#### SOURCE RECORDS
----

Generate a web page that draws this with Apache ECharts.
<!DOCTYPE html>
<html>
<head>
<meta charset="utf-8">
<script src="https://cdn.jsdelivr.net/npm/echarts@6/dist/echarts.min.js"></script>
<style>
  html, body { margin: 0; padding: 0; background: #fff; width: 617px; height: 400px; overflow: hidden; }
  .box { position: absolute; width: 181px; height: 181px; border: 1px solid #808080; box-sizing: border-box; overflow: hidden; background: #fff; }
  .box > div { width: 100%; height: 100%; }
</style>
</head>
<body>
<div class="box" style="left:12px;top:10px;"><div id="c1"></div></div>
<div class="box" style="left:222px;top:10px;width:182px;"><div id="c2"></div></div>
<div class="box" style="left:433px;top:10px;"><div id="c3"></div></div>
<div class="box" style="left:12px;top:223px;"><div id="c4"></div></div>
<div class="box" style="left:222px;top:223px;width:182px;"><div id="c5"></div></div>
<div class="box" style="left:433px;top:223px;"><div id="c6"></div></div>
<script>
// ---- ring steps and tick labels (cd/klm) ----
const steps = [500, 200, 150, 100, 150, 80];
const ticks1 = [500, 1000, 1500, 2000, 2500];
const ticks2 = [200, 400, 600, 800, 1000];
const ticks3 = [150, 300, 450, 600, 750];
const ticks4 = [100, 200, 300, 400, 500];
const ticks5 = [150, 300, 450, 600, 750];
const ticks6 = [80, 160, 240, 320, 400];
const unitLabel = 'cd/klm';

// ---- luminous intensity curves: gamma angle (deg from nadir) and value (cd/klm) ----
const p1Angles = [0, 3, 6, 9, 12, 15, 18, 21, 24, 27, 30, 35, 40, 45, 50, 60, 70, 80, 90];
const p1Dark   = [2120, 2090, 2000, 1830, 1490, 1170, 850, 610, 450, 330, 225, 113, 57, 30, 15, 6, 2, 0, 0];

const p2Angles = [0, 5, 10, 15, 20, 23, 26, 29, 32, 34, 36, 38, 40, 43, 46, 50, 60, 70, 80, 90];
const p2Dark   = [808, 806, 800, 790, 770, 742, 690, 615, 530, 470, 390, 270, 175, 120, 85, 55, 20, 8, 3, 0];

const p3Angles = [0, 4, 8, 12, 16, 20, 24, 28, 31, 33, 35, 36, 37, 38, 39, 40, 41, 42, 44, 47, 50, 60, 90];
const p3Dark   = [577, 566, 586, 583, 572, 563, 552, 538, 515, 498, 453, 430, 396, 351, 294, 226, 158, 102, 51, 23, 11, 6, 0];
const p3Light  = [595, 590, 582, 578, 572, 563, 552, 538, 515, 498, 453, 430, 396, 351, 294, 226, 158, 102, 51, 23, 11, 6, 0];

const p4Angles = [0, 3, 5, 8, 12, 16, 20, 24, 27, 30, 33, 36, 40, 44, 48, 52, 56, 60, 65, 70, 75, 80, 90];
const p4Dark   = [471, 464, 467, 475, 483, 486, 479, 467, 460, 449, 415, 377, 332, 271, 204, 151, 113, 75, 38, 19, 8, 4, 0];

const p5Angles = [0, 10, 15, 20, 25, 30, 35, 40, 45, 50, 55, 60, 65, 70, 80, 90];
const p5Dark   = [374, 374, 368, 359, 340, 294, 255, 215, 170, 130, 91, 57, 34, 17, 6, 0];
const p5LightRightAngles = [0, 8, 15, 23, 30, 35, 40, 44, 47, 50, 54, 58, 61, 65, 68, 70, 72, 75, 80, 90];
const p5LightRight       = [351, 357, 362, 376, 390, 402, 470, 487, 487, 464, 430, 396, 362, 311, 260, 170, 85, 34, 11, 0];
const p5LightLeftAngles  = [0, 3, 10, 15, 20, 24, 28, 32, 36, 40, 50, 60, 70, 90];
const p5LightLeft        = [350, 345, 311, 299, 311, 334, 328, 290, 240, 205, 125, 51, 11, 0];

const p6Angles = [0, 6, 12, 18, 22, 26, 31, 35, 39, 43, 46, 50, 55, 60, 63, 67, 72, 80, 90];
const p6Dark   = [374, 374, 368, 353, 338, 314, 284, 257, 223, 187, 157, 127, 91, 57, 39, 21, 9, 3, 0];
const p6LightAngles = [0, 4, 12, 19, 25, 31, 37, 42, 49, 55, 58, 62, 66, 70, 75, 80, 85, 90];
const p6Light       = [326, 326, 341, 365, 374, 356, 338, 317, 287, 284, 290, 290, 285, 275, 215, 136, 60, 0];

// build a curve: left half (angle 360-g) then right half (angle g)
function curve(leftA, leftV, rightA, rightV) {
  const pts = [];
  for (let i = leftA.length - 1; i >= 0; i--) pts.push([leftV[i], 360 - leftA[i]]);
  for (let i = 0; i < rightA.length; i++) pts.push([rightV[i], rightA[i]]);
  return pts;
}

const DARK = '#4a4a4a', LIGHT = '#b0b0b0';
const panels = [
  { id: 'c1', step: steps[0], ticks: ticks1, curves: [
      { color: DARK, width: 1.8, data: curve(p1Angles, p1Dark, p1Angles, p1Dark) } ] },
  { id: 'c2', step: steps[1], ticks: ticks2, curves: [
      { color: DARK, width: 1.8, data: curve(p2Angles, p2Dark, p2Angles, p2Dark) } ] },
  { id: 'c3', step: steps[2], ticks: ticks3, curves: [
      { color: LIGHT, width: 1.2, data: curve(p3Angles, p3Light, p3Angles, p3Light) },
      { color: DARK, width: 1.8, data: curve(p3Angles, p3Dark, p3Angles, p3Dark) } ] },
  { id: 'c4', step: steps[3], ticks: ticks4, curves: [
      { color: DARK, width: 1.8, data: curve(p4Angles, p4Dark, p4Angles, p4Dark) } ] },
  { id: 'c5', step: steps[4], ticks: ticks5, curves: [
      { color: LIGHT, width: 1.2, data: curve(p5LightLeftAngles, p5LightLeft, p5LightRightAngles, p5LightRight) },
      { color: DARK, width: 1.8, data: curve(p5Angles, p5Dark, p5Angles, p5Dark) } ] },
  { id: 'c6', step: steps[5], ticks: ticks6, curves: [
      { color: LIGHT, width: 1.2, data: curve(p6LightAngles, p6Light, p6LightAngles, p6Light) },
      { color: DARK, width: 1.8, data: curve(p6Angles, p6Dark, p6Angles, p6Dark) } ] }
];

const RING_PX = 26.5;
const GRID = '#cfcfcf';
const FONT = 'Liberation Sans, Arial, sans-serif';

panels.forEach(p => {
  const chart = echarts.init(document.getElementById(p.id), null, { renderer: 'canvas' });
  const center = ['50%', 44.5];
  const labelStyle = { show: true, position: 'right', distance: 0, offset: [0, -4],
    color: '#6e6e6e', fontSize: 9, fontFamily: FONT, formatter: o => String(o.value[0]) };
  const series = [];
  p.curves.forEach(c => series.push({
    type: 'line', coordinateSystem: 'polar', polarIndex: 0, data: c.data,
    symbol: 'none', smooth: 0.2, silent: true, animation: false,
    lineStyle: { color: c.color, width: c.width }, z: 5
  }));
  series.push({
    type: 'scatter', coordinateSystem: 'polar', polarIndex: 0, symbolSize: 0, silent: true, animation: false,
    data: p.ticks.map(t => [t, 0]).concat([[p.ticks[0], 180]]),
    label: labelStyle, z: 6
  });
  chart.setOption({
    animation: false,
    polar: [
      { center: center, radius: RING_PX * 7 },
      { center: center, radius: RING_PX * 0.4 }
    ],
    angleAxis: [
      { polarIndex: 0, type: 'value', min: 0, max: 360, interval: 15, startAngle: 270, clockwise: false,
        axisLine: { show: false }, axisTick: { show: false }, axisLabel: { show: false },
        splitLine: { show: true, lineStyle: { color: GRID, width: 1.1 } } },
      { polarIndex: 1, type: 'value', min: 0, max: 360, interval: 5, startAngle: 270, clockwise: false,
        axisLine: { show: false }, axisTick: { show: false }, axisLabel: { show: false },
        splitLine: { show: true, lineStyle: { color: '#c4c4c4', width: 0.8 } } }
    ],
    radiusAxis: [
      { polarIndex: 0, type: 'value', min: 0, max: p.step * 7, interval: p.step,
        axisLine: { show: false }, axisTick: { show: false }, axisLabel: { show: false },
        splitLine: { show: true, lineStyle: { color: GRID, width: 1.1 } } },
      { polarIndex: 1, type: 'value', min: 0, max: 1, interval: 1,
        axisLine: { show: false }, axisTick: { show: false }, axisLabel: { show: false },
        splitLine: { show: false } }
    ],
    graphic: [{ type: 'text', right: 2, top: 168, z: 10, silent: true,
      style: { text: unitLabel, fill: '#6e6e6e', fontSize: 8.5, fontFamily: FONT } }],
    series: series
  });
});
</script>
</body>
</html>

----

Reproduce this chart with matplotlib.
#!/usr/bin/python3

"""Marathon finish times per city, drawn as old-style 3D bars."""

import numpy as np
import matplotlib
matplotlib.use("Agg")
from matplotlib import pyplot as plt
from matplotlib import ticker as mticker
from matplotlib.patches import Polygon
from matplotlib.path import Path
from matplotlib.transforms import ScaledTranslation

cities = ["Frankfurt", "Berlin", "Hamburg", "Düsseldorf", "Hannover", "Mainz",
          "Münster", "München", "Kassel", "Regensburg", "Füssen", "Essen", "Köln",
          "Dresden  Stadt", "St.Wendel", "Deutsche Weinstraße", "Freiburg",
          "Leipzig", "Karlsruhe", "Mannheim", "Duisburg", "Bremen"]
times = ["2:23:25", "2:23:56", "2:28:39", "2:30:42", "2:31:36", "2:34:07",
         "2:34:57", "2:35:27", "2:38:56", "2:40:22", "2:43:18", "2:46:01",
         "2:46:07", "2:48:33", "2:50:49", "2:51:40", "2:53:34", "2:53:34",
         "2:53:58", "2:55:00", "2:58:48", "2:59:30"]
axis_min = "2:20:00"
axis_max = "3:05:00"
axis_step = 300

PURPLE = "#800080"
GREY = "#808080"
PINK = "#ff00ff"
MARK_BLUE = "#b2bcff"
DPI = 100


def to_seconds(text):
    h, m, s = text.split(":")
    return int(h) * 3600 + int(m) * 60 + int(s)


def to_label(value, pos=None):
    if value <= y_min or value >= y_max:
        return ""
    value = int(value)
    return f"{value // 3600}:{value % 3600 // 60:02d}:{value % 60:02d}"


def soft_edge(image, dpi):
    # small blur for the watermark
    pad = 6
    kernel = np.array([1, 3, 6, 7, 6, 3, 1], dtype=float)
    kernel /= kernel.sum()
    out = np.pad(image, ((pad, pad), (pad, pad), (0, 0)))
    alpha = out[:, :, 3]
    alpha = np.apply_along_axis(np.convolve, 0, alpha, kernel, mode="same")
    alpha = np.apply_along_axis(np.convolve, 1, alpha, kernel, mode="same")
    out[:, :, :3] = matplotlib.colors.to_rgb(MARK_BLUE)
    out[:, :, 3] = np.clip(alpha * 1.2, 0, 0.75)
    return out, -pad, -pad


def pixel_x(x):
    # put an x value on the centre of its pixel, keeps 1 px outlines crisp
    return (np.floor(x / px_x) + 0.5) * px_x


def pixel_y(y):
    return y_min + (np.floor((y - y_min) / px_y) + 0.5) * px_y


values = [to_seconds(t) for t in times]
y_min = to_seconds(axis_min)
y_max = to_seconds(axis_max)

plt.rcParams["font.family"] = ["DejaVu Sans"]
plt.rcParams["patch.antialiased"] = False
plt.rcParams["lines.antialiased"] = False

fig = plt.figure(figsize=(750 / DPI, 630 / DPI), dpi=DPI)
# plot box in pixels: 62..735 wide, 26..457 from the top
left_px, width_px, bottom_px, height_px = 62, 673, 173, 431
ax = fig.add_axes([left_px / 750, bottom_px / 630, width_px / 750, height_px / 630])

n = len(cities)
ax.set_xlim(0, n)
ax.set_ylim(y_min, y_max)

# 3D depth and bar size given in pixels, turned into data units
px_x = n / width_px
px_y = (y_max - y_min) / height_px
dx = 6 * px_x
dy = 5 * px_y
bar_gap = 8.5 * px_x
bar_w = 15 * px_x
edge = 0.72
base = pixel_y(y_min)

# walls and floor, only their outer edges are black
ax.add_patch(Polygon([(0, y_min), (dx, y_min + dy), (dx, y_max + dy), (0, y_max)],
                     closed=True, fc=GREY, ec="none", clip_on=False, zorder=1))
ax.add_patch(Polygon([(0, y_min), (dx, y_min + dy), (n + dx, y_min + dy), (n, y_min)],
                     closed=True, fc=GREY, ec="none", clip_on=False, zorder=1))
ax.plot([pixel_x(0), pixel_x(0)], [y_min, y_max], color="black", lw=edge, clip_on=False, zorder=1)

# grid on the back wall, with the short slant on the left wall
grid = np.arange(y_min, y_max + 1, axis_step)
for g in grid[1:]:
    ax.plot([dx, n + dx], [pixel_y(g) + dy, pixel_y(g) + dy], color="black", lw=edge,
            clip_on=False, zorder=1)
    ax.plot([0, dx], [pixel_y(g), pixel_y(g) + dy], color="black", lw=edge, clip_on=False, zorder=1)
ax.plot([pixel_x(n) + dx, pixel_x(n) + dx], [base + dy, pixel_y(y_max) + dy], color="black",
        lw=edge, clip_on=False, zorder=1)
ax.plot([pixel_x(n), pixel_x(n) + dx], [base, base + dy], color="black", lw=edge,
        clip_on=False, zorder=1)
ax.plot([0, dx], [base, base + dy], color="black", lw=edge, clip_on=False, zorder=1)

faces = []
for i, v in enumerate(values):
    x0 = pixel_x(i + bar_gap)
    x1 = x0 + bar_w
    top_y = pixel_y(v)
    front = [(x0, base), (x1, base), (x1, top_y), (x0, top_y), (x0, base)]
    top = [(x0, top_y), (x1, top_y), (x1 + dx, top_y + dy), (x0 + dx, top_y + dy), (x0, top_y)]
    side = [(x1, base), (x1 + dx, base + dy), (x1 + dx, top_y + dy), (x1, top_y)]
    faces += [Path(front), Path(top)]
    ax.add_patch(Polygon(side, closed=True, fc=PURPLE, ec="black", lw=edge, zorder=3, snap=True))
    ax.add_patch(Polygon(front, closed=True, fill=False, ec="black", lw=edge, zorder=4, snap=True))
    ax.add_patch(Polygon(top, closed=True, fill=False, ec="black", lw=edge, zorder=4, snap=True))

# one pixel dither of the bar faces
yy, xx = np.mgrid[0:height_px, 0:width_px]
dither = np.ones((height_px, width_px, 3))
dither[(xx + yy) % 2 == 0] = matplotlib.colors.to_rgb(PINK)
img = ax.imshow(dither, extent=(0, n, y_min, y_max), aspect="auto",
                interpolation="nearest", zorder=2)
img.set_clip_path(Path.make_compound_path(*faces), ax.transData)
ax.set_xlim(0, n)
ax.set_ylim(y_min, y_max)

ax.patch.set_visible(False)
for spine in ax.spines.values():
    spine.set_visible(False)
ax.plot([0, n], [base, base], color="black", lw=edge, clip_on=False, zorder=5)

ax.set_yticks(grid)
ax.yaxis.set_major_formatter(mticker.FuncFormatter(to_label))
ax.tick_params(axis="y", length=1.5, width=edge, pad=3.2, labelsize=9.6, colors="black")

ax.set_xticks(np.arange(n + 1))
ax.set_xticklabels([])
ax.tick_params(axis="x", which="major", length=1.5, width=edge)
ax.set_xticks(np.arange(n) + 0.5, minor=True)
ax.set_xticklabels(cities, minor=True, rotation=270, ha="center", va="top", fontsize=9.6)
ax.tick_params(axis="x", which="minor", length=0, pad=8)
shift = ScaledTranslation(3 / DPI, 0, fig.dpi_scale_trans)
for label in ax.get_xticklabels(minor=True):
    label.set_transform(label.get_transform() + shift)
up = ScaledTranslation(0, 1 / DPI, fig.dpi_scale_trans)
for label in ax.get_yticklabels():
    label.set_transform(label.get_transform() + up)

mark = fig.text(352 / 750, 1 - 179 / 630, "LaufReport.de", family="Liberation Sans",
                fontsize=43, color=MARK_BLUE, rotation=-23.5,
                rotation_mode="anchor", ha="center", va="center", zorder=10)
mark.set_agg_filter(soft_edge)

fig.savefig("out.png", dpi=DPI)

----

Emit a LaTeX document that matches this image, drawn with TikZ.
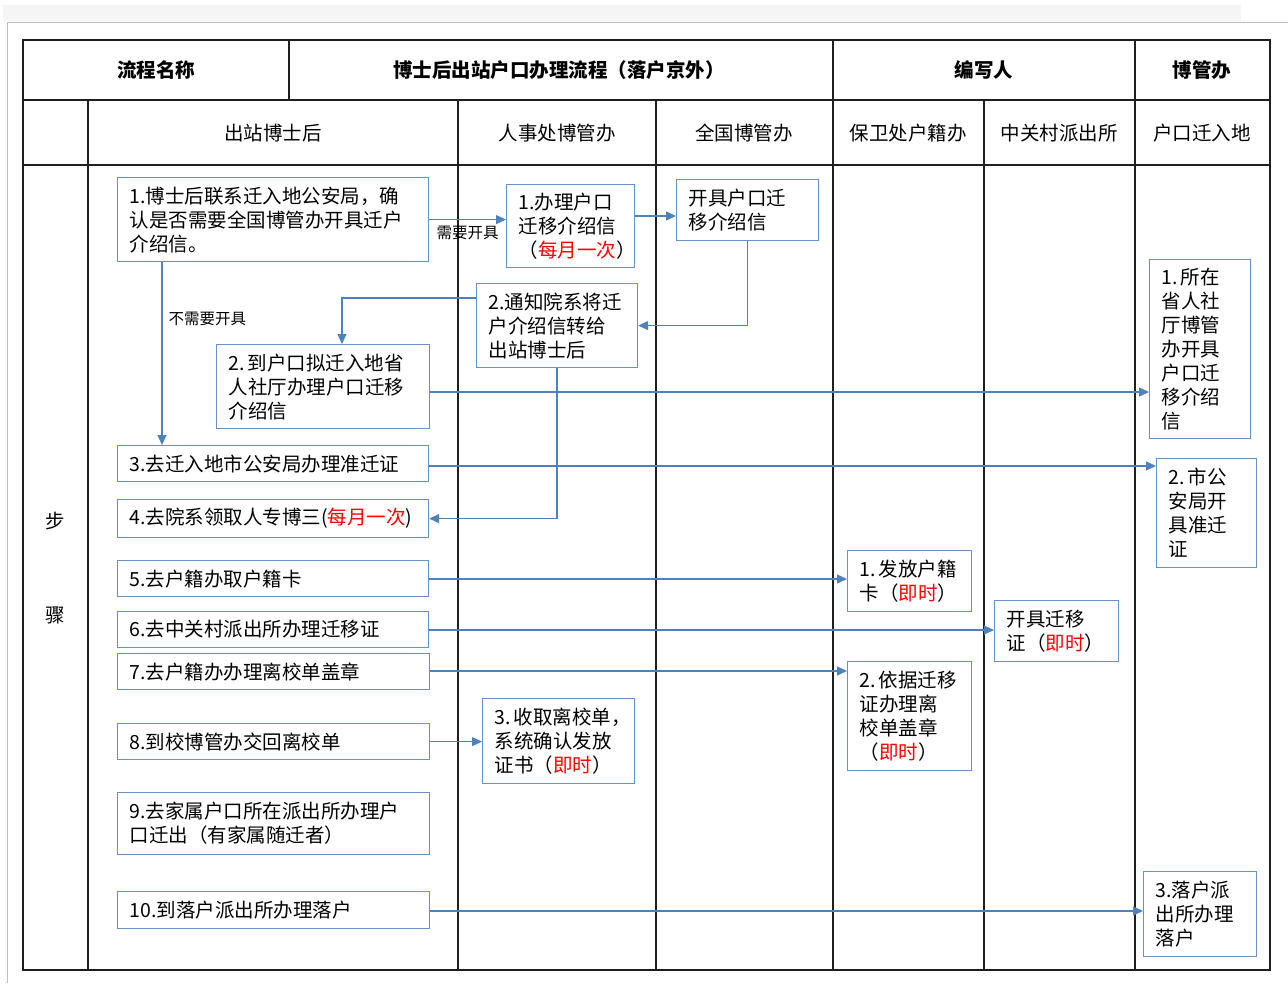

----

#### SET TASK
Nothing beyond the lines starting at the line containing "Reproduce this chart with matplotlib." and ending at the line containing "from matplotlib.transforms import" is to be reproduced; reproduce those lines exactly, both ends included.

#### OUTPUT OF THE EXERCISE
Reproduce this chart with matplotlib.
#!/usr/bin/python3

"""Marathon finish times per city, drawn as old-style 3D bars."""

import numpy as np
import matplotlib
matplotlib.use("Agg")
from matplotlib import pyplot as plt
from matplotlib import ticker as mticker
from matplotlib.patches import Polygon
from matplotlib.path import Path
from matplotlib.transforms import ScaledTranslation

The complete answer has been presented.